As luck would have it, I also wish to prevent human stampedes and needless suffering, injury and loss of life. However, the course of action I’ve chosen revolves around disseminating public safety information which is “difficult to share.” For a variety of reasons. Among them, divulging an asymmetric strategy for likely killing hundreds and injuring thousands… without weapons. Oh yeah, and it’s free too.
The solutions for preventing “artificially generated stampedes” are centered around enhancing knowledge and awareness. But the material has been deemed sociologically undiscussable. Nobody in government or the sports/entertainment business is willing to divulge this one helpful, little snippet of public safety information. Still, I always feel morally compelled to just tell people the following…
“You’re allowed to know that official emergency evacuation orders for crowded venues (stadiums, ballparks, etc.) would NEVER be delivered via your personal cell phone.”
Much like Nilay’s neoprene electronic sensor mats, the AGSAF mission statement is a tangible solution. And if you ask Mr. Kulkarni, I’m pretty confident he’d agree that…

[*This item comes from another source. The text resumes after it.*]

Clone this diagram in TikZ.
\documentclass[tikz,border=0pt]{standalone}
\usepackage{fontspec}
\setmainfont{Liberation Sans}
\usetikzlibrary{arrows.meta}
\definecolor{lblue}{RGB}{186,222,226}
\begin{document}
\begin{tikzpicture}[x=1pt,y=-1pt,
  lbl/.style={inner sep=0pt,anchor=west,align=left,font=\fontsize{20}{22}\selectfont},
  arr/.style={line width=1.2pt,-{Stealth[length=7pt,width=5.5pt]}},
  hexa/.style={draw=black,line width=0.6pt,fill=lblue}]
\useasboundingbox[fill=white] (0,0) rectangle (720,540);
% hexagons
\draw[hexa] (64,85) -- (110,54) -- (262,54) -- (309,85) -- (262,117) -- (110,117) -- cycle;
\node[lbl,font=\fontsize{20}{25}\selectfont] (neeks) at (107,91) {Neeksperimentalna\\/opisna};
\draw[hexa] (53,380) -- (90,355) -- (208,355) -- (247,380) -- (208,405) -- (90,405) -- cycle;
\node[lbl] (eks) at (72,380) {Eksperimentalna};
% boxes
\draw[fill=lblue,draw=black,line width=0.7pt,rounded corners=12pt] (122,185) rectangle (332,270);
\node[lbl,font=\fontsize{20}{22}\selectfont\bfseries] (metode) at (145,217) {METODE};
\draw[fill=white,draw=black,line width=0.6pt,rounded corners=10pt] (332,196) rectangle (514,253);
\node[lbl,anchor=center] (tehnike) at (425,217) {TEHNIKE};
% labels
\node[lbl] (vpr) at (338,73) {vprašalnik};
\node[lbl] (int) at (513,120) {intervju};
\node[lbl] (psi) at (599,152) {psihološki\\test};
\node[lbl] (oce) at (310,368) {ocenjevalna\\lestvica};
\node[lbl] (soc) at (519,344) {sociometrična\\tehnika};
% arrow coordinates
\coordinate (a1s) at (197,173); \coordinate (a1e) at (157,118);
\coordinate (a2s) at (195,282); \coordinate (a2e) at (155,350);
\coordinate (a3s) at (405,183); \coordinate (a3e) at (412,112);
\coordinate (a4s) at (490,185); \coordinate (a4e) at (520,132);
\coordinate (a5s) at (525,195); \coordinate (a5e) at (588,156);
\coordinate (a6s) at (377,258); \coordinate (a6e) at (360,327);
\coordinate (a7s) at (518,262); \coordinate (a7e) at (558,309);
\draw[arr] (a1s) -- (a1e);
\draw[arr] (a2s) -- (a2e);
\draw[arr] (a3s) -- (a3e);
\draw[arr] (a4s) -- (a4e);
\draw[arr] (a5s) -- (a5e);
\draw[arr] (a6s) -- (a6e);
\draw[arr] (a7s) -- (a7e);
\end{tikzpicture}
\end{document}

People have a fundamental right to know…
that if they’re in a large, confined crowd and receive an emergency evacuation order and/or panic-inducing information from their personal cell phone…
it’s almost certainly a malicious hoax designed to create an “artificially generated stampede.”
I do have a suggestion for Mr. Kularni. Keep a watchful eye on your real-time data transmissions. If accuracy is vital then security is paramount. And please heed the words of our intellectually esteemed President over here in the United States…
“Computers are incredible. They do great things. But hacking is a bad thing. But now, cyber can be both good and bad. And we need more cyber. We need to get better with the cyber.”